Used in water-based systems and mostly with inorganic pigments, additive molecules adhere to the pigment surface, through ionic bonding, hydrogen bonds, and/or dipole interaction and cause the particles to repel each other through electrostatic forces. Pigments with high conductivity may not be stabilized through electrostatic stabilization.Formulas, where the dispersion must be acidic due to the final application having a pH lower than 4, is recommended, and for alkaline dispersions a pH higher than 7.5 is good. The closer to zero the Zeta Potential is, the more prone re-agglomeration will be with WB dispersions. Dispersion agents accomplish electrostatic stabilization with cationic or anionic molecular groups, e.g., quaternary ammonia salts and alkylpolyamines (cationic) or polycarboxylic acids and sulfonated organic substances (anionic).

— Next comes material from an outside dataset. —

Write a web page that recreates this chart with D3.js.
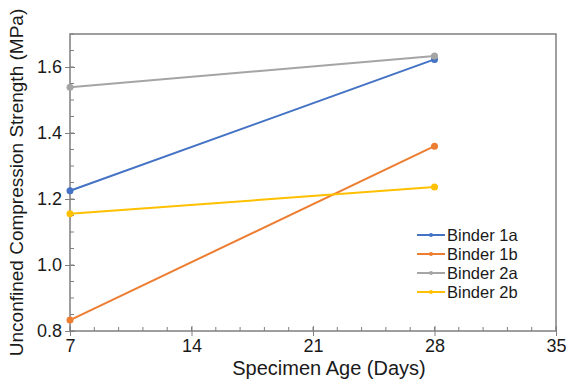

Used in both water- and solvent-based systems, the additive anchoring groups, will adhere to the pigment surface. The compatibility of the system is dependent on the functional segments of the polymer that compose the hydrophobic portion. Regarding steric stabilization, the additive will physically reduce the mobility of the pigment particles and therefore avoid/minimize flocculation or re-agglomeration. This type of stabilization is accomplished mainly with nonionic dispersing agents.

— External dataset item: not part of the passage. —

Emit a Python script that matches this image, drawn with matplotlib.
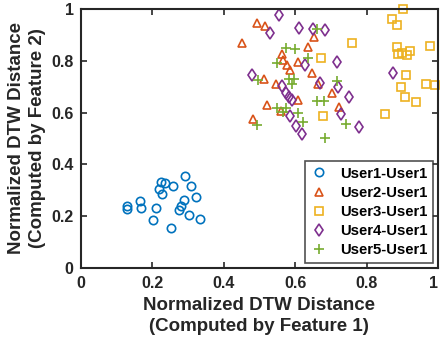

Too much or too little of a surfactant can be detrimental to the stability of pigment dispersion. The determination of the optimal level is based on the rule of 2-2.5 mg of polymeric dispersant needed per square meter of pigment surface (Figure 5). This rule must be applied initially, after which the formulator is advised to do a ladder study to determine the optimal level based on viscosity changes, the occurrence of flooding and floating, oven stability and freeze-thaw stability evaluations when necessary.

The recommended type of dispersant adhesion group depends on the pigment surface. The following suggestions may help formulators select the most effective dispersant chemistry for the pigment being evaluated.

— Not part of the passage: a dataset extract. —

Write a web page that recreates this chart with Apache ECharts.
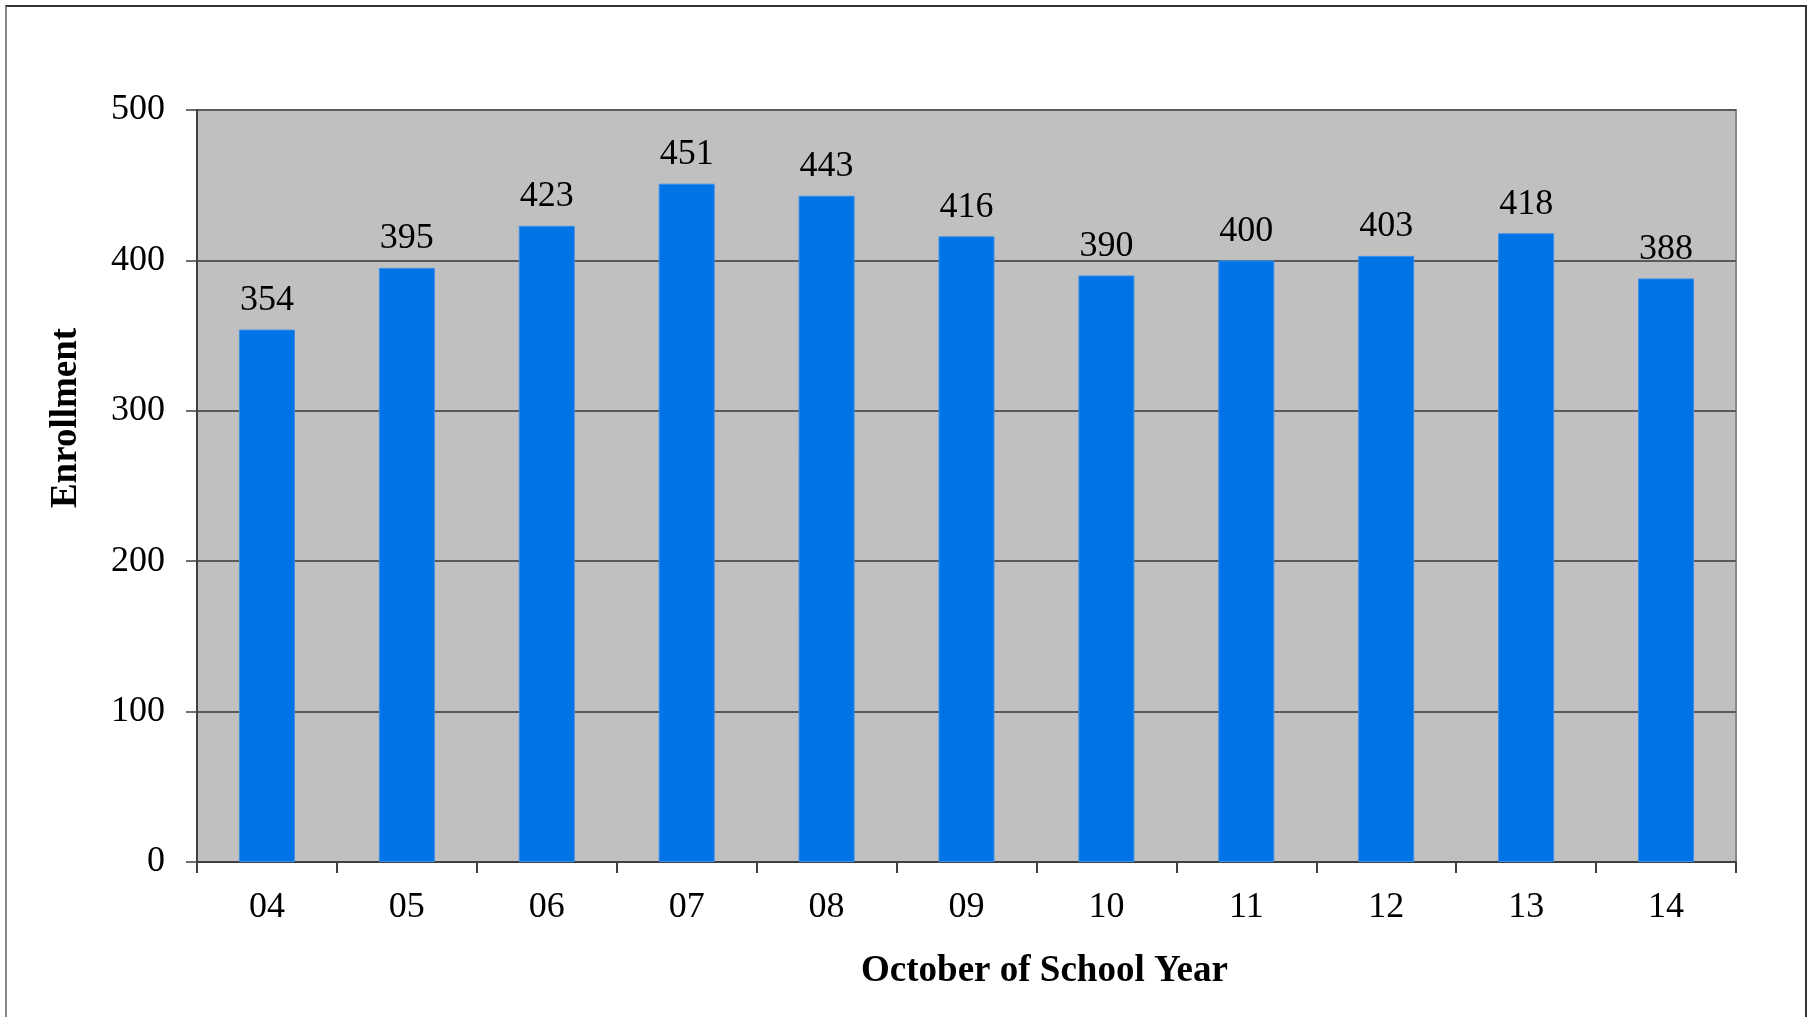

Pigment chemistries vary in texture, and the amount of energy required to achieve full-color development will differ from one to another.  A good way to determine the pigment’s optimal dispersion time is by doing a dispersibility study in which the formulator will determine the time and energy needed to develop the pigment to its full strength by evaluating its coloristic properties. Figure 6 shows the dispersibility of selected Pigment Blue 15:2, Pigment Green 7, Pigment Yellow 74 and Pigment Yellow 65 pigments. These pigments were evaluated for strength and color in 30-minute intervals, where the dispersion made with 15 minutes of grind time was used as the standard. Pigments were ground beyond their optimal level which can be confirmed when a loss of color strength is observed. This type of evaluation is important in determining the optimal processing time for a pigment in a selected formulation.  As can be seen in Figure 6, some pigments develop their strength and color faster than others. This is a key factor to consider when co-grinding pigments as it may not be possible to achieve optimum color development and consistency by this means.  It is for this reason that single pigment dispersions are recommended as the best means of obtaining the full-color development value of a given pigment.

Infrastructure to manufacture Organic Phthalo Pigments

Pigments are a key component in a coating formulation and proper selection and dispersion is critical in determining the performance of the coating. In a recent study regarding the requests for technical assistance received over the past 2 years, it was noted that nearly 80% of the formulation issues were resolved by modifying or changing the pigments being used in the formula.  It is a mistake to assume that all pigments will perform the same from one formula to another. This assumption could also prove to be costly with respect to the coating development and manufacturing process. The keys to achieving a stable coating with the optimum performance and value are proper pigment selection, proper additive selection, and the appropriate means to achieve complete dispersion.  It is for this reason that we strongly suggest that formulators consult with their raw material and equipment suppliers to understand their options and potential issues better when formulating a coating.